▶ Data
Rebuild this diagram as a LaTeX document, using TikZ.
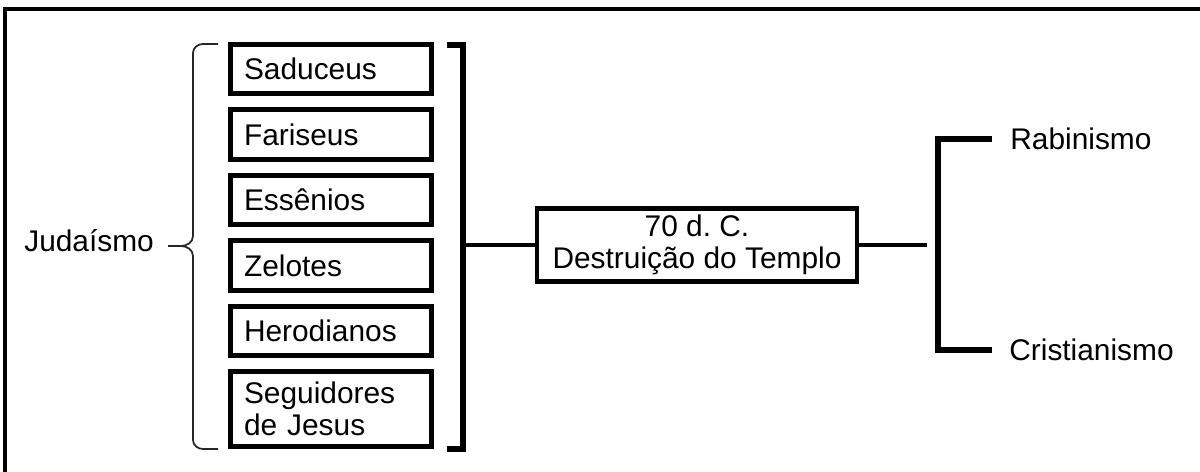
\documentclass[tikz,border=0pt]{standalone}
\usepackage{fontspec}
\setmainfont{Liberation Sans}
\usetikzlibrary{positioning}
\tikzset{
	node distance=0.22cm,
	grupo/.style={rectangle,draw=black,line width=2.8pt,minimum width=4.02cm,minimum height=0.99cm,
		inner xsep=0.27cm,inner ysep=0pt,text width=3.48cm,align=left,font=\fontsize{17}{18.5}\selectfont},
	evento/.style={rectangle,draw=black,line width=2.8pt,minimum width=6.4cm,minimum height=1.46cm,
		inner sep=0pt,align=center,font=\fontsize{17}{18.5}\selectfont},
	rotulo/.style={inner sep=0pt,font=\fontsize{17}{18.5}\selectfont},
	linha/.style={line width=2.8pt},
	colchete/.style={line width=3.4pt},
	chave/.style={line width=1pt,black!85},
	moldura/.style={line width=2.8pt}
}

\begin{document}
\frenchspacing
\begin{tikzpicture}[x=0.02cm,y=-0.02cm]
\useasboundingbox (0,0) rectangle (1200,472);
\draw[moldura] (1210,9) -- (5,9) -- (5,480);

% grupos
\node[grupo,anchor=north](Saduceus) at (331,42) {Saduceus};
\node[grupo](Fariseus) [below=of Saduceus] {Fariseus};
\node[grupo](Essenios) [below=of Fariseus] {Essênios};
\node[grupo](Zelotes) [below=of Essenios] {Zelotes};
\node[grupo](Herodianos) [below=of Zelotes] {Herodianos};
\node[grupo,minimum height=1.5cm](Seguidores) [below=of Herodianos] {Seguidores\\de Jesus};

\node[rotulo,anchor=west](Judaismo) at (24,241) {Judaísmo};
\draw[chave] (218,44) -- (203,44) to[out=180,in=90] (193,53) -- (193,236)
   to[out=-90,in=0] (181,246) -- (168,246);
\draw[chave] (181,246) to[out=0,in=90] (193,256) -- (193,440)
   to[out=-90,in=180] (203,449) -- (218,449);

% colchete e evento
\coordinate (juncao) at (463,245);
\draw[colchete] (447,45) -- (463,45) -- (463,449) -- (447,449);
\node[evento](Templo) at (697,245) {70 d. C.\\Destruição do Templo};
\draw[linha] (juncao) -- (Templo);
\coordinate (saida) at (927,245);
\draw[linha] (Templo) -- (saida);

% resultados
\node[rotulo,anchor=west](Rabinismo) at (1010,139) {Rabinismo};
\node[rotulo,anchor=west](Cristianismo) at (1009,350) {Cristianismo};
\draw[colchete] ([xshift=-0.36cm]Rabinismo.west) -- (938,139) -- (938,350)
   -- ([xshift=-0.34cm]Cristianismo.west);
\end{tikzpicture}
\end{document}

▶ Instructions for the task
Restate the data word for word from its first line through the line with "height=1.5cm](Seguidores) [below=of Herodianos]", leaving out any picture along the way.

▶ Written answer
Rebuild this diagram as a LaTeX document, using TikZ.
\documentclass[tikz,border=0pt]{standalone}
\usepackage{fontspec}
\setmainfont{Liberation Sans}
\usetikzlibrary{positioning}
\tikzset{
	node distance=0.22cm,
	grupo/.style={rectangle,draw=black,line width=2.8pt,minimum width=4.02cm,minimum height=0.99cm,
		inner xsep=0.27cm,inner ysep=0pt,text width=3.48cm,align=left,font=\fontsize{17}{18.5}\selectfont},
	evento/.style={rectangle,draw=black,line width=2.8pt,minimum width=6.4cm,minimum height=1.46cm,
		inner sep=0pt,align=center,font=\fontsize{17}{18.5}\selectfont},
	rotulo/.style={inner sep=0pt,font=\fontsize{17}{18.5}\selectfont},
	linha/.style={line width=2.8pt},
	colchete/.style={line width=3.4pt},
	chave/.style={line width=1pt,black!85},
	moldura/.style={line width=2.8pt}
}

\begin{document}
\frenchspacing
\begin{tikzpicture}[x=0.02cm,y=-0.02cm]
\useasboundingbox (0,0) rectangle (1200,472);
\draw[moldura] (1210,9) -- (5,9) -- (5,480);

% grupos
\node[grupo,anchor=north](Saduceus) at (331,42) {Saduceus};
\node[grupo](Fariseus) [below=of Saduceus] {Fariseus};
\node[grupo](Essenios) [below=of Fariseus] {Essênios};
\node[grupo](Zelotes) [below=of Essenios] {Zelotes};
\node[grupo](Herodianos) [below=of Zelotes] {Herodianos};
\node[grupo,minimum height=1.5cm](Seguidores) [below=of Herodianos] {Seguidores\\de Jesus};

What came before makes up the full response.